Count lines holding the word "Python". Only the number is wanted.

Dataset excerpt:
++++++++++++++++++++

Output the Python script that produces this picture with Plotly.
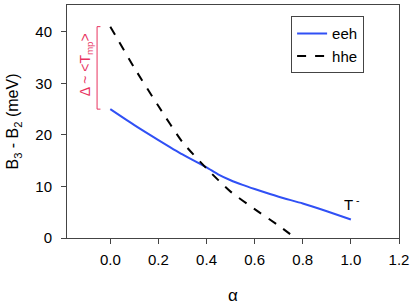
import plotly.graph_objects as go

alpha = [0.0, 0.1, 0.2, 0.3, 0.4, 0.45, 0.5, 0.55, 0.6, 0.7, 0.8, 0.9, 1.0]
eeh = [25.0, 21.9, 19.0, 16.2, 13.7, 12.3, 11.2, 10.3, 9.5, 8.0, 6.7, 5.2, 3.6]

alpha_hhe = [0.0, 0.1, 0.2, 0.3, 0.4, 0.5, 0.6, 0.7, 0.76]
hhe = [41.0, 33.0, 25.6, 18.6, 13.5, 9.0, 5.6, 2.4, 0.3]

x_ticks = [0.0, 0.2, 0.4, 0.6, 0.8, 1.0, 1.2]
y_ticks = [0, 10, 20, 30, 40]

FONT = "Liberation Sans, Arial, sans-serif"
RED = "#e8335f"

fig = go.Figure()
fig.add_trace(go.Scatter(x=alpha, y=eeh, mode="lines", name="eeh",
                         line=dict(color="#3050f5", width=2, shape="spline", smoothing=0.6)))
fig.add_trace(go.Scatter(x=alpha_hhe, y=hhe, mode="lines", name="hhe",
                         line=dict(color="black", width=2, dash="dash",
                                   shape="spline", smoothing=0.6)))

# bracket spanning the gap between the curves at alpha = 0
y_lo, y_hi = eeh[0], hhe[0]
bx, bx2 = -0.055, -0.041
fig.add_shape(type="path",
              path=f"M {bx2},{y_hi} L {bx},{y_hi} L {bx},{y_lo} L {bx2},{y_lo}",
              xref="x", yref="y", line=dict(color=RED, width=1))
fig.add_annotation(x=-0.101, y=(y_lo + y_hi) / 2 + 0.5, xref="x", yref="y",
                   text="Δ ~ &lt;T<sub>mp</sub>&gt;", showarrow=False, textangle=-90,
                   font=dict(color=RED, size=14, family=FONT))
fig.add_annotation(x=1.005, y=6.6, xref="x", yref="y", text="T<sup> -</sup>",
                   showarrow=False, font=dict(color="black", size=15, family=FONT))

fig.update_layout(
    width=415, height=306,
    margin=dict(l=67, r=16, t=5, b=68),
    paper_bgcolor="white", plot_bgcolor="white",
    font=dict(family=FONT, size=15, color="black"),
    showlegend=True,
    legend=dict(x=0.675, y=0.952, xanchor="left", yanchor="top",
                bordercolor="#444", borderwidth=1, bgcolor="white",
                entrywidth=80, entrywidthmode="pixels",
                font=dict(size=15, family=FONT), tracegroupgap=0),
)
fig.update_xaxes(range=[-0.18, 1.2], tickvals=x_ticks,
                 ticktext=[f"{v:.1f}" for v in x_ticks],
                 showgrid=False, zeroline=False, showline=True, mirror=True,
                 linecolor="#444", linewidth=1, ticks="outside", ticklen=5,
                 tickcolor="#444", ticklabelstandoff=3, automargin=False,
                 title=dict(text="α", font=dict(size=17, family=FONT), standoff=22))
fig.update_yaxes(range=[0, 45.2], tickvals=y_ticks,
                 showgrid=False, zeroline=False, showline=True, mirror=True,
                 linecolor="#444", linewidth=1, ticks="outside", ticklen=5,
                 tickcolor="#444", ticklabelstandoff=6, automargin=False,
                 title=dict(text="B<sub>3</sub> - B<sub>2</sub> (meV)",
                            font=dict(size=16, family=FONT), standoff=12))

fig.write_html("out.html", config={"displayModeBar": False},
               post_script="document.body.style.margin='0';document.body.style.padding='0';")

++++++++++++++++++++

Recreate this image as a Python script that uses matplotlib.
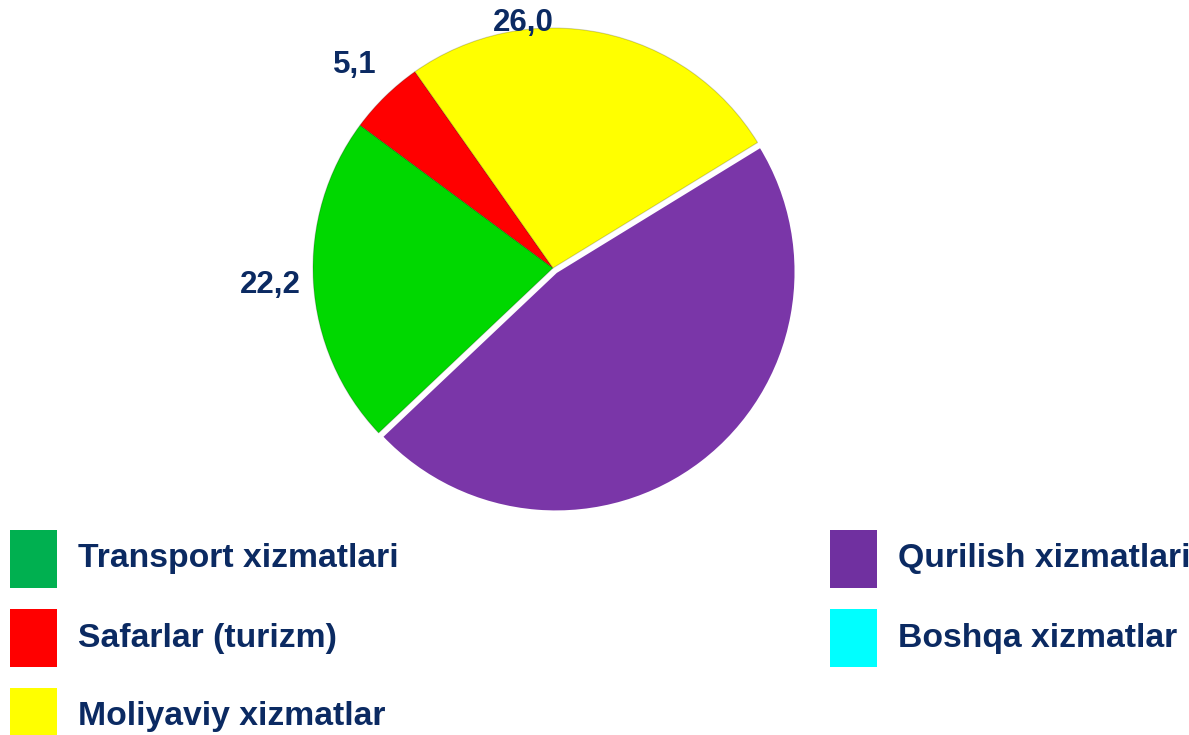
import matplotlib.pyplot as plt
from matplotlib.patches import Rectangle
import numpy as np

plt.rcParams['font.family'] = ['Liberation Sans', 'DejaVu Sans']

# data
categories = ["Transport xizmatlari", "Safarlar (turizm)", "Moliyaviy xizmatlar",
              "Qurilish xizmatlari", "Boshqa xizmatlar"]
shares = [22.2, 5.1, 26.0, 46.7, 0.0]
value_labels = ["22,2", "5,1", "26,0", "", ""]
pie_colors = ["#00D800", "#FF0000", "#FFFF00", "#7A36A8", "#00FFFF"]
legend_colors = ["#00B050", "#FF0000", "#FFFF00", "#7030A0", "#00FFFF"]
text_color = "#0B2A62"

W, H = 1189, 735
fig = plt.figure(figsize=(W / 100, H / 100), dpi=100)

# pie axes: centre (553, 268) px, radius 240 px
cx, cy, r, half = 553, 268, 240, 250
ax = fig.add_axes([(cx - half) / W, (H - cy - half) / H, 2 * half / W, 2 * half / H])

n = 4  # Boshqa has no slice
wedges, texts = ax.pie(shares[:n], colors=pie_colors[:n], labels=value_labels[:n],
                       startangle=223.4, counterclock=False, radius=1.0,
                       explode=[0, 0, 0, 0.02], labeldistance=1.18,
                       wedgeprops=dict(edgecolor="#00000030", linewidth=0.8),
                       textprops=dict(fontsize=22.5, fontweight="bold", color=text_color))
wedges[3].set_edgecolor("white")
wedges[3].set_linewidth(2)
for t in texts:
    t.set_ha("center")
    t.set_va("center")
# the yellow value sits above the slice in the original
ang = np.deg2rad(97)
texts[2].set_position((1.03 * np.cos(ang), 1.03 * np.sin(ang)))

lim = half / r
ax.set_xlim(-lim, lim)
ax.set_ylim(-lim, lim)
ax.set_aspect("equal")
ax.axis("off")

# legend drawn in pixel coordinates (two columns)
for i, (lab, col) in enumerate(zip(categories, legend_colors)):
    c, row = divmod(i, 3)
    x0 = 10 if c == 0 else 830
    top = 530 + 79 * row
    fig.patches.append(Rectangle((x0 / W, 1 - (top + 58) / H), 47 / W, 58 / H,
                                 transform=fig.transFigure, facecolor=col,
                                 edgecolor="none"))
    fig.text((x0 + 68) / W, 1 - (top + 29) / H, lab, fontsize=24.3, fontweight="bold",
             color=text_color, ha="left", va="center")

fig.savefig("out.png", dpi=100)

++++++++++++++++++++

◆ **EXERCISE RESULT**:
2